* _What is being asked_
Restate the data below word for word. Skip any images it contains.

* _Data shown_
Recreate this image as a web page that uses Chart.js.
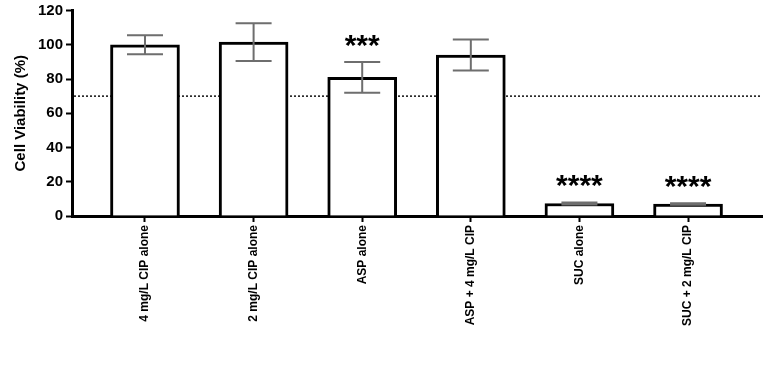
<!DOCTYPE html>
<html>
<head>
<meta charset="utf-8">
<script src="https://cdn.jsdelivr.net/npm/chart.js@4"></script>
<style>
  html, body { margin: 0; padding: 0; background: #fff; }
  #wrap { width: 768px; height: 375px; }
</style>
</head>
<body>
<div id="wrap"><canvas id="chart"></canvas></div>
<script>
// Données
const categories = ['4 mg/L CIP alone', '2 mg/L CIP alone', 'ASP alone', 'ASP + 4 mg/L CIP', 'SUC alone', 'SUC + 2 mg/L CIP'];
const viability = [100, 101.5, 81, 94, 7.3, 7];
const errors = [5.5, 11, 9, 9, 0.6, 0.5];
const stars = ['', '', '***', '', '****', '****'];
const yTicks = [0, 20, 40, 60, 80, 100, 120];
const threshold = 70;

const FONT = '"Liberation Sans", Arial, Helvetica, sans-serif';

// Ligne pointillée du seuil (derrière les barres)
const thresholdLine = {
  id: 'thresholdLine',
  beforeDatasetsDraw(chart) {
    const ctx = chart.ctx;
    const area = chart.chartArea;
    const y = chart.scales.y.getPixelForValue(threshold);
    ctx.save();
    ctx.strokeStyle = '#111';
    ctx.lineWidth = 1.5;
    ctx.setLineDash([2, 2]);
    ctx.beginPath();
    ctx.moveTo(area.left + 2, y);
    ctx.lineTo(area.right, y);
    ctx.stroke();
    ctx.restore();
  }
};

// Barres d'erreur et étoiles de significativité
const errorBars = {
  id: 'errorBars',
  afterDatasetsDraw(chart) {
    const ctx = chart.ctx;
    const yScale = chart.scales.y;
    const meta = chart.getDatasetMeta(0);
    ctx.save();
    meta.data.forEach((bar, i) => {
      const x = bar.x;
      const top = yScale.getPixelForValue(viability[i] + errors[i]);
      const bottom = yScale.getPixelForValue(viability[i] - errors[i]);
      ctx.strokeStyle = '#6e6e6e';
      ctx.lineWidth = 2;
      ctx.beginPath();
      ctx.moveTo(x, top);
      ctx.lineTo(x, bottom);
      ctx.moveTo(x - 18, top);
      ctx.lineTo(x + 18, top);
      ctx.moveTo(x - 18, bottom);
      ctx.lineTo(x + 18, bottom);
      ctx.stroke();

      if (stars[i]) {
        ctx.fillStyle = '#000';
        ctx.font = 'bold 30px ' + FONT;
        ctx.textAlign = 'center';
        ctx.textBaseline = 'alphabetic';
        ctx.fillText(stars[i], x, top - 7);
      }
    });
    ctx.restore();
  }
};

const ctx = document.getElementById('chart').getContext('2d');
new Chart(ctx, {
  type: 'bar',
  data: {
    datasets: [{
      data: viability.map((v, i) => ({ x: i, y: v })),
      backgroundColor: '#fff',
      borderColor: '#000',
      borderWidth: 3,
      barThickness: 69
    }]
  },
  options: {
    responsive: true,
    maintainAspectRatio: false,
    animation: false,
    layout: { padding: { right: 6, top: 0 } },
    plugins: {
      legend: { display: false },
      tooltip: { enabled: false }
    },
    scales: {
      x: {
        type: 'linear',
        offset: false,
        min: -0.672,
        max: 5.681,
        afterBuildTicks: scale => {
          scale.ticks = categories.map((c, i) => ({ value: i }));
        },
        afterFit: scale => { scale.height = 159; },
        ticks: {
          autoSkip: false,
          minRotation: 90,
          maxRotation: 90,
          padding: 3,
          color: '#000',
          font: { family: FONT, size: 12, weight: 'bold' },
          callback: value => categories[value]
        },
        grid: {
          offset: false,
          drawOnChartArea: false,
          tickLength: 6,
          tickWidth: 2,
          tickColor: '#000'
        },
        border: { color: '#000', width: 3 }
      },
      y: {
        min: 0,
        max: 120,
        afterBuildTicks: scale => {
          scale.ticks = yTicks.map(v => ({ value: v }));
        },
        afterFit: scale => { scale.width = 72; },
        ticks: {
          padding: 3,
          color: '#000',
          font: { family: FONT, size: 15, weight: 'bold', lineHeight: 1 }
        },
        grid: {
          drawOnChartArea: false,
          tickLength: 6,
          tickWidth: 2,
          tickColor: '#000'
        },
        border: { color: '#000', width: 3 },
        title: {
          display: true,
          text: 'Cell Viability (%)',
          color: '#000',
          padding: { top: 12, bottom: 0 },
          font: { family: FONT, size: 15, weight: 'bold' }
        }
      }
    }
  },
  plugins: [thresholdLine, errorBars]
});
</script>
</body>
</html>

* _Exercise output_
Recreate this image as a web page that uses Chart.js.
<!DOCTYPE html>
<html>
<head>
<meta charset="utf-8">
<script src="https://cdn.jsdelivr.net/npm/chart.js@4"></script>
<style>
  html, body { margin: 0; padding: 0; background: #fff; }
  #wrap { width: 768px; height: 375px; }
</style>
</head>
<body>
<div id="wrap"><canvas id="chart"></canvas></div>
<script>
// Données
const categories = ['4 mg/L CIP alone', '2 mg/L CIP alone', 'ASP alone', 'ASP + 4 mg/L CIP', 'SUC alone', 'SUC + 2 mg/L CIP'];
const viability = [100, 101.5, 81, 94, 7.3, 7];
const errors = [5.5, 11, 9, 9, 0.6, 0.5];
const stars = ['', '', '***', '', '****', '****'];
const yTicks = [0, 20, 40, 60, 80, 100, 120];
const threshold = 70;

const FONT = '"Liberation Sans", Arial, Helvetica, sans-serif';

// Ligne pointillée du seuil (derrière les barres)
const thresholdLine = {
  id: 'thresholdLine',
  beforeDatasetsDraw(chart) {
    const ctx = chart.ctx;
    const area = chart.chartArea;
    const y = chart.scales.y.getPixelForValue(threshold);
    ctx.save();
    ctx.strokeStyle = '#111';
    ctx.lineWidth = 1.5;
    ctx.setLineDash([2, 2]);
    ctx.beginPath();
    ctx.moveTo(area.left + 2, y);
    ctx.lineTo(area.right, y);
    ctx.stroke();
    ctx.restore();
  }
};

// Barres d'erreur et étoiles de significativité
const errorBars = {
  id: 'errorBars',
  afterDatasetsDraw(chart) {
    const ctx = chart.ctx;
    const yScale = chart.scales.y;
    const meta = chart.getDatasetMeta(0);
    ctx.save();
    meta.data.forEach((bar, i) => {
      const x = bar.x;
      const top = yScale.getPixelForValue(viability[i] + errors[i]);
      const bottom = yScale.getPixelForValue(viability[i] - errors[i]);
      ctx.strokeStyle = '#6e6e6e';
      ctx.lineWidth = 2;
      ctx.beginPath();
      ctx.moveTo(x, top);
      ctx.lineTo(x, bottom);
      ctx.moveTo(x - 18, top);
      ctx.lineTo(x + 18, top);
      ctx.moveTo(x - 18, bottom);
      ctx.lineTo(x + 18, bottom);
      ctx.stroke();

      if (stars[i]) {
        ctx.fillStyle = '#000';
        ctx.font = 'bold 30px ' + FONT;
        ctx.textAlign = 'center';
        ctx.textBaseline = 'alphabetic';
        ctx.fillText(stars[i], x, top - 7);
      }
    });
    ctx.restore();
  }
};

const ctx = document.getElementById('chart').getContext('2d');
new Chart(ctx, {
  type: 'bar',
  data: {
    datasets: [{
      data: viability.map((v, i) => ({ x: i, y: v })),
      backgroundColor: '#fff',
      borderColor: '#000',
      borderWidth: 3,
      barThickness: 69
    }]
  },
  options: {
    responsive: true,
    maintainAspectRatio: false,
    animation: false,
    layout: { padding: { right: 6, top: 0 } },
    plugins: {
      legend: { display: false },
      tooltip: { enabled: false }
    },
    scales: {
      x: {
        type: 'linear',
        offset: false,
        min: -0.672,
        max: 5.681,
        afterBuildTicks: scale => {
          scale.ticks = categories.map((c, i) => ({ value: i }));
        },
        afterFit: scale => { scale.height = 159; },
        ticks: {
          autoSkip: false,
          minRotation: 90,
          maxRotation: 90,
          padding: 3,
          color: '#000',
          font: { family: FONT, size: 12, weight: 'bold' },
          callback: value => categories[value]
        },
        grid: {
          offset: false,
          drawOnChartArea: false,
          tickLength: 6,
          tickWidth: 2,
          tickColor: '#000'
        },
        border: { color: '#000', width: 3 }
      },
      y: {
        min: 0,
        max: 120,
        afterBuildTicks: scale => {
          scale.ticks = yTicks.map(v => ({ value: v }));
        },
        afterFit: scale => { scale.width = 72; },
        ticks: {
          padding: 3,
          color: '#000',
          font: { family: FONT, size: 15, weight: 'bold', lineHeight: 1 }
        },
        grid: {
          drawOnChartArea: false,
          tickLength: 6,
          tickWidth: 2,
          tickColor: '#000'
        },
        border: { color: '#000', width: 3 },
        title: {
          display: true,
          text: 'Cell Viability (%)',
          color: '#000',
          padding: { top: 12, bottom: 0 },
          font: { family: FONT, size: 15, weight: 'bold' }
        }
      }
    }
  },
  plugins: [thresholdLine, errorBars]
});
</script>
</body>
</html>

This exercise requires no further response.